Hospital rules required that Nurse Luckett take Jonah to the entrance in a wheel chair facing Center Street.

   "You know, Nurse Luckett?" Jonah said to start up conversation with him because he had said nothing all day on his floor.  "The hospital has faced in every direction since it started in 1898 except north."

   Nurse Luckett adjusted his hospital smock, he then motioned in the direction of the far corner of the parking lot.  At last he began to speak, "It's been this way since I was a kid.  I still have some time before retiring.  Right now I play football for the Porter's Corner Football Club.  The built a field after returning the property to the way it looked in 1910.  They cleared a lot of housing that used to be on Ninth Street."

   Jonah remembered the frame houses, many of them Cape Cods that had surrounded the hospital when the city was small.
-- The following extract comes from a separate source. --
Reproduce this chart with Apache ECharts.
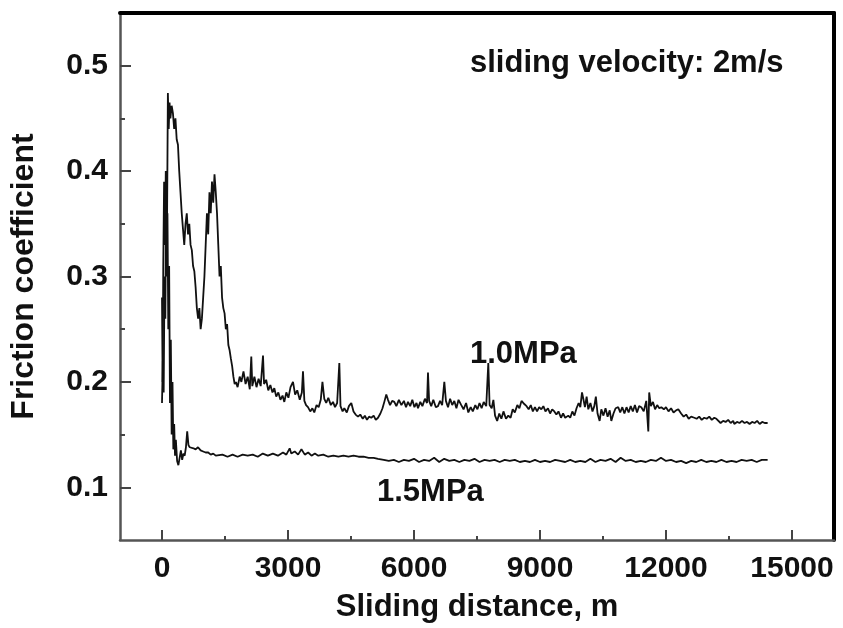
<!DOCTYPE html>
<html>
<head>
<meta charset="utf-8">
<script src="https://cdn.jsdelivr.net/npm/echarts@6/dist/echarts.min.js"></script>
<style>
  html, body { margin: 0; padding: 0; background: #fff; }
  #main { width: 843px; height: 628px; }
</style>
</head>
<body>
<div id="main"></div>
<script>
// tick labels
const xTicks = [0, 3000, 6000, 9000, 12000, 15000]
const xMinor = [1500, 4500, 7500, 10500, 13500]
const yTicks = [0.1, 0.2, 0.3, 0.4, 0.5]
const yMinor = [0.15, 0.25, 0.35, 0.45]

// [sliding distance m, friction coefficient]
const mpa10 = [
  [0,0.18],[20,0.22],[40,0.19],[60,0.30],[80,0.26],[100,0.40],[120,0.35],[140,0.474],[160,0.44],[180,0.465],
  [200,0.45],[230,0.462],[260,0.455],[290,0.44],[320,0.45],[350,0.43],[380,0.425],[410,0.40],[440,0.38],[470,0.36],
  [500,0.345],[530,0.33],[560,0.35],[590,0.36],[620,0.34],[650,0.35],[680,0.33],[710,0.325],[740,0.31],[770,0.305],
  [800,0.29],[830,0.27],[860,0.26],[890,0.27],[920,0.25],[950,0.26],[980,0.28],[1010,0.30],[1040,0.33],[1070,0.36],
  [1100,0.34],[1130,0.38],[1160,0.36],[1190,0.39],[1220,0.37],[1250,0.397],[1280,0.38],[1310,0.36],[1340,0.33],[1370,0.30],
  [1400,0.31],[1430,0.28],[1460,0.27],[1490,0.265],[1520,0.25],[1550,0.255],[1580,0.235],[1610,0.23],[1640,0.222],[1670,0.215],
  [1700,0.205],[1730,0.198],[1760,0.20],[1800,0.195],[1850,0.205],[1890,0.20],[1940,0.21],[1990,0.198],[2040,0.205],[2090,0.193],
  [2126,0.224],[2150,0.196],[2200,0.205],[2250,0.195],[2300,0.203],[2350,0.196],[2405,0.225],[2430,0.198],[2480,0.202],[2530,0.192],
  [2580,0.197],[2630,0.19],[2674,0.194],[2720,0.186],[2770,0.19],[2820,0.183],[2870,0.187],[2912,0.181],[2960,0.19],[3010,0.185],
  [3060,0.195],[3119,0.20],[3170,0.188],[3220,0.192],[3280,0.183],[3330,0.19],[3357,0.21],[3390,0.182],[3430,0.178],[3476,0.176],
  [3530,0.172],[3580,0.175],[3626,0.171],[3680,0.178],[3730,0.176],[3780,0.183],[3820,0.20],[3864,0.184],[3910,0.18],[3960,0.185],
  [4020,0.178],[4071,0.181],[4120,0.176],[4170,0.18],[4222,0.218],[4250,0.177],[4300,0.172],[4341,0.175],[4400,0.171],[4450,0.177],
  [4507,0.18],[4560,0.172],[4610,0.169],[4667,0.167],[4720,0.169],[4780,0.165],[4830,0.168],[4880,0.164],[4930,0.167],[4983,0.166],
  [5040,0.168],[5090,0.164],[5143,0.166],[5200,0.17],[5250,0.175],[5300,0.182],[5340,0.188],[5381,0.183],[5430,0.178],[5480,0.182],
  [5531,0.181],[5580,0.177],[5640,0.183],[5700,0.178],[5760,0.182],[5810,0.176],[5857,0.181],[5910,0.177],[5960,0.183],[6010,0.176],
  [6060,0.18],[6095,0.175],[6150,0.181],[6200,0.177],[6260,0.184],[6310,0.18],[6333,0.209],[6360,0.182],[6410,0.177],[6460,0.183],
  [6520,0.176],[6571,0.177],[6620,0.182],[6670,0.178],[6722,0.20],[6760,0.182],[6810,0.176],[6860,0.184],[6910,0.178],[6960,0.182],
  [7010,0.175],[7060,0.183],[7126,0.178],[7180,0.174],[7240,0.18],[7293,0.171],[7350,0.176],[7400,0.172],[7460,0.178],[7510,0.174],
  [7560,0.18],[7610,0.175],[7660,0.181],[7720,0.177],[7769,0.218],[7800,0.178],[7850,0.175],[7890,0.183],[7930,0.168],[7980,0.163],
  [8030,0.17],[8080,0.165],[8130,0.172],[8190,0.165],[8245,0.168],[8300,0.166],[8350,0.174],[8400,0.171],[8460,0.178],[8510,0.175],
  [8560,0.182],[8626,0.179],[8680,0.177],[8730,0.174],[8780,0.178],[8830,0.172],[8880,0.176],[8930,0.172],[8980,0.176],[9031,0.174],
  [9080,0.177],[9130,0.172],[9190,0.175],[9240,0.17],[9290,0.174],[9341,0.172],[9390,0.169],[9440,0.172],[9500,0.166],[9550,0.17],
  [9600,0.166],[9674,0.168],[9720,0.166],[9770,0.172],[9820,0.168],[9870,0.175],[9920,0.18],[9960,0.176],[10000,0.19],[10031,0.184],
  [10070,0.176],[10110,0.186],[10150,0.174],[10200,0.18],[10250,0.172],[10293,0.177],[10330,0.186],[10370,0.17],[10420,0.163],[10460,0.174],
  [10510,0.168],[10560,0.175],[10610,0.167],[10660,0.173],[10698,0.163],[10750,0.17],[10800,0.175],[10864,0.176],[10910,0.171],[10960,0.176],
  [11010,0.17],[11060,0.176],[11110,0.171],[11160,0.177],[11210,0.172],[11260,0.178],[11310,0.171],[11360,0.177],[11412,0.176],[11470,0.172],
  [11530,0.182],[11579,0.153],[11600,0.19],[11640,0.177],[11690,0.181],[11740,0.174],[11790,0.178],[11840,0.175],[11888,0.176],[11950,0.174],
  [12000,0.176],[12060,0.172],[12120,0.175],[12180,0.171],[12240,0.173],[12293,0.174],[12360,0.17],[12420,0.167],[12480,0.169],[12540,0.165],
  [12600,0.167],[12674,0.166],[12730,0.165],[12790,0.167],[12850,0.164],[12910,0.166],[12970,0.165],[13030,0.167],[13090,0.164],[13150,0.166],
  [13200,0.165],[13246,0.165],[13300,0.161],[13360,0.163],[13420,0.162],[13480,0.164],[13540,0.161],[13600,0.163],[13626,0.16],[13690,0.162],
  [13750,0.161],[13810,0.163],[13870,0.161],[13930,0.162],[13990,0.16],[14050,0.162],[14110,0.161],[14170,0.163],[14230,0.16],[14290,0.162],
  [14350,0.161],[14420,0.161]
]

const mpa15 = [
  [0,0.28],[15,0.20],[30,0.31],[50,0.39],[70,0.33],[90,0.40],[110,0.30],[130,0.36],[150,0.25],[170,0.31],
  [190,0.18],[210,0.24],[230,0.15],[250,0.20],[270,0.136],[290,0.16],[310,0.13],[330,0.145],[360,0.125],[390,0.121],
  [420,0.122],[450,0.135],[480,0.126],[510,0.132],[540,0.13],[570,0.138],[600,0.153],[630,0.14],[660,0.138],[700,0.139],
  [750,0.137],[800,0.136],[857,0.138],[920,0.135],[980,0.134],[1040,0.133],[1100,0.133],[1160,0.131],[1220,0.132],[1280,0.13],
  [1320,0.129],[1440,0.131],[1560,0.129],[1680,0.131],[1800,0.129],[1920,0.131],[2040,0.13],[2160,0.131],[2280,0.129],[2400,0.132],
  [2520,0.13],[2640,0.132],[2760,0.13],[2880,0.133],[2960,0.131],[3040,0.137],[3078,0.132],[3160,0.134],[3240,0.131],[3320,0.136],
  [3400,0.131],[3480,0.133],[3560,0.13],[3640,0.132],[3720,0.13],[3840,0.131],[3960,0.129],[4080,0.13],[4200,0.129],[4320,0.13],
  [4440,0.129],[4560,0.13],[4680,0.129],[4800,0.129],[4920,0.128],[5040,0.128],[5143,0.127],[5280,0.126],[5400,0.125],[5520,0.126],
  [5640,0.124],[5760,0.126],[5880,0.125],[6000,0.127],[6120,0.124],[6240,0.126],[6360,0.125],[6480,0.128],[6600,0.124],[6720,0.127],
  [6840,0.125],[6960,0.126],[7080,0.124],[7200,0.126],[7320,0.125],[7440,0.127],[7560,0.124],[7680,0.126],[7800,0.125],[7920,0.126],
  [8040,0.124],[8160,0.126],[8280,0.125],[8400,0.126],[8520,0.124],[8640,0.125],[8760,0.124],[8880,0.126],[9000,0.124],[9120,0.125],
  [9240,0.124],[9360,0.126],[9480,0.125],[9600,0.124],[9720,0.126],[9840,0.124],[9960,0.125],[10080,0.124],[10200,0.127],[10320,0.124],
  [10440,0.126],[10560,0.125],[10680,0.127],[10800,0.124],[10920,0.128],[11040,0.125],[11160,0.126],[11280,0.124],[11400,0.125],[11520,0.124],
  [11640,0.126],[11760,0.125],[11880,0.128],[12000,0.125],[12120,0.126],[12240,0.124],[12360,0.125],[12480,0.123],[12600,0.125],[12720,0.124],
  [12840,0.126],[12960,0.124],[13080,0.125],[13200,0.124],[13320,0.126],[13440,0.124],[13560,0.125],[13680,0.124],[13800,0.126],[13920,0.125],
  [14040,0.126],[14160,0.124],[14280,0.126],[14420,0.126]
]

const font = 'Liberation Sans, Arial, sans-serif'
const lineColor = '#111'

var myChart = echarts.init(document.getElementById('main'), null, { renderer: 'canvas' })

// every axis is drawn on the grid edge, never through zero
function frameAxis(extra) {
  return Object.assign({
    type: 'value',
    axisLine: { show: false, onZero: false },
    axisTick: { show: false },
    axisLabel: { show: false },
    splitLine: { show: false }
  }, extra)
}

myChart.setOption({
  animation: false,
  backgroundColor: '#fff',
  grid: { left: 120, right: 9, top: 13, bottom: 88, containLabel: false },
  xAxis: [
    frameAxis({
      min: -1000, max: 16000, position: 'bottom',
      name: 'Sliding distance, m', nameLocation: 'middle', nameGap: 52,
      nameTextStyle: { fontFamily: font, fontWeight: 'bold', fontSize: 31, color: '#111' },
      axisLine: { show: true, onZero: false, lineStyle: { color: '#555', width: 2.5 } },
      axisTick: { show: true, inside: true, length: 10, customValues: xTicks, lineStyle: { color: '#444', width: 2 } },
      axisLabel: {
        show: true, customValues: xTicks, margin: 14, formatter: v => String(v),
        fontFamily: font, fontWeight: 'bold', fontSize: 30, color: '#111'
      }
    }),
    // minor ticks
    frameAxis({
      min: -1000, max: 16000, position: 'bottom',
      axisTick: { show: true, inside: true, length: 4, customValues: xMinor, lineStyle: { color: '#444', width: 2 } }
    }),
    // thick top frame
    frameAxis({
      min: -1000, max: 16000, position: 'top',
      axisLine: { show: true, onZero: false, lineStyle: { color: '#000', width: 4 } }
    })
  ],
  yAxis: [
    frameAxis({
      min: 0.05, max: 0.55, position: 'left',
      name: 'Friction coefficient', nameLocation: 'middle', nameGap: 80,
      nameTextStyle: { fontFamily: font, fontWeight: 'bold', fontSize: 32, color: '#111' },
      axisLine: { show: true, onZero: false, lineStyle: { color: '#555', width: 2.5 } },
      axisTick: { show: true, inside: true, length: 11, customValues: yTicks, lineStyle: { color: '#444', width: 2 } },
      axisLabel: {
        show: true, customValues: yTicks, margin: 12, formatter: v => v.toFixed(1),
        fontFamily: font, fontWeight: 'bold', fontSize: 30, color: '#111'
      }
    }),
    frameAxis({
      min: 0.05, max: 0.55, position: 'left',
      axisTick: { show: true, inside: true, length: 5, customValues: yMinor, lineStyle: { color: '#444', width: 2 } }
    }),
    // thick right frame
    frameAxis({
      min: 0.05, max: 0.55, position: 'right',
      axisLine: { show: true, onZero: false, lineStyle: { color: '#000', width: 4 } }
    })
  ],
  series: [
    {
      name: '1.0MPa', type: 'line', data: mpa10, showSymbol: false,
      xAxisIndex: 0, yAxisIndex: 0,
      lineStyle: { color: lineColor, width: 1.8 }
    },
    {
      name: '1.5MPa', type: 'line', data: mpa15, showSymbol: false,
      xAxisIndex: 0, yAxisIndex: 0,
      lineStyle: { color: lineColor, width: 1.8 }
    }
  ],
  graphic: [
    { type: 'text', left: 470, top: 48, style: { text: 'sliding velocity: 2m/s', font: 'bold 31px ' + font, fill: '#111' } },
    { type: 'text', left: 470, top: 339, style: { text: '1.0MPa', font: 'bold 31px ' + font, fill: '#111' } },
    { type: 'text', left: 377, top: 477, style: { text: '1.5MPa', font: 'bold 31px ' + font, fill: '#111' } }
  ]
})
</script>
</body>
</html>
Jonah realized the twentieth century growth had long halted and the population was so much smaller.  Perhaps the world had fewer people nowadays. The doctors' offices had replaced them but then had given way to something looking like Babylon's Hanging Gardens. For a century there had been a high riser with terraces and palm trees.  Palm trees were possible since the city's dome had been built.  Parking lots were smaller.
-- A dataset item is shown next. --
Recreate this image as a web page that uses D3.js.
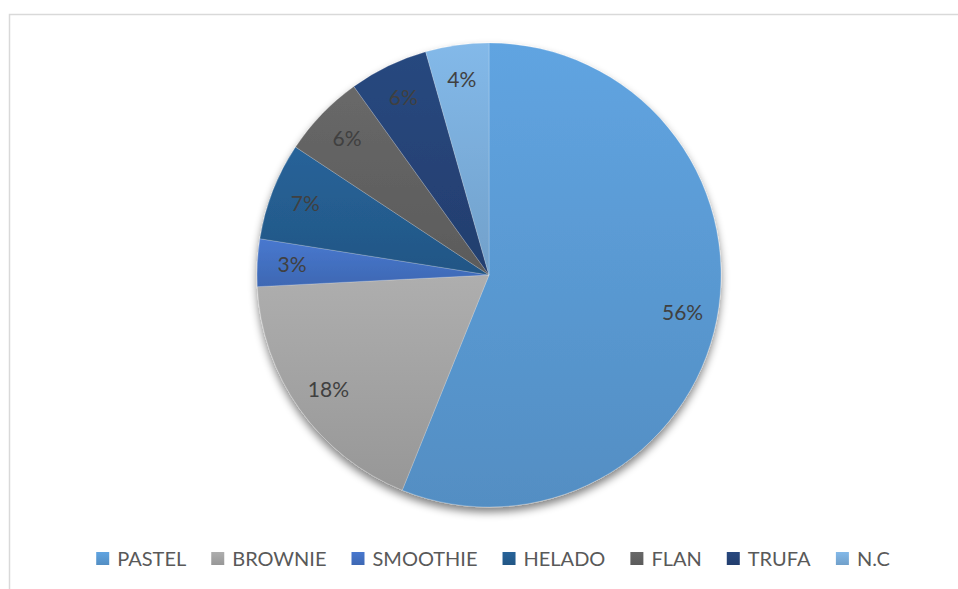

   Cars parked in the lots had changed little.  Perhaps one always needed wheels and tires.  Jonah concluded they ran on a variety of fuels: hydrogen, solar, petroleum.  One car that was praised during Jonah's boyhood were the turbine cars.  But they melted grills of tail-gating drivers and were slow to accelerate.  Safety improvements had to have kept up.  But there would always be fender benders as long as there were drivers.  So people would forever look for an honest mechanic.  He had not seen used car lots but believed there would always be Honest Johns around to sell them.

   Jonah's thoughts turned to his fortyish companion.  "Think you are up to coaching football?"

   Nurse Luckett gave him an incredulous look. "Coach?"  He paused.  "Boy, are you out of touch! I'm only eithgy-five now and will not coach until I reach a hundred."

   He raised his leg to reveal an artificial limb.  "This prosthesis kept me out of the pros. But I can still sprint a hundred yards in eleven seconds."

   Jonah thought to himself, 'Jack LaLane, eat your heart out.'  Nurse Luckett stepped through the auto doors.  Meanwhile Dr. Rene Estes drove up to the entrance in a 1957 Chevy convertible!

   "Wow!"  Jonah said, as he walked in awe around the car before throwing his bag in the backseat. He was stunned.  Rene did the car justice.  She wore a simple red dress that revealed her obsidian knees.  She looked fantastic to Jonah.  Her black eyes were accented with a suggestion of blue shadow.  With her long, straight hair and smooth skin, she needed no more makeup. If men of Jonah's own time didn't ask women's ages, Jonah determined that it was just as impolite to ask now.  Rene might be much older than the thirty years of age that she looked.

   Jonah was not going to risk another awkward moment like had had with Nurse Luckett.  Besides, she might tell him her age and spoil the illusion he nurtured about Rene.  He resolved to rethink what it was to grow old nowadays.

   "Where did you get this car?" Jonah asked in admiration.

   It took off without making noise.

   "Actually this is a replica built from a car kit on a 2098 Nader Chassis.  The real thing costs too much.  You barely hear its hydrogen, pollution-free engine."

   Rene was handling the steering wheel.  Cars for generations had built-in sensor to steer the car to avoid obstacles unless she turned off its automatic response system.  A global sensor kept track of its location.  If a road was notorious for accidents, the car's computer would advise or route around the danger area if allowed free rein.  Rene said the car did not yet have independent thought, but some cars came so close to it that it was hard to know if cars had developed self-awareness.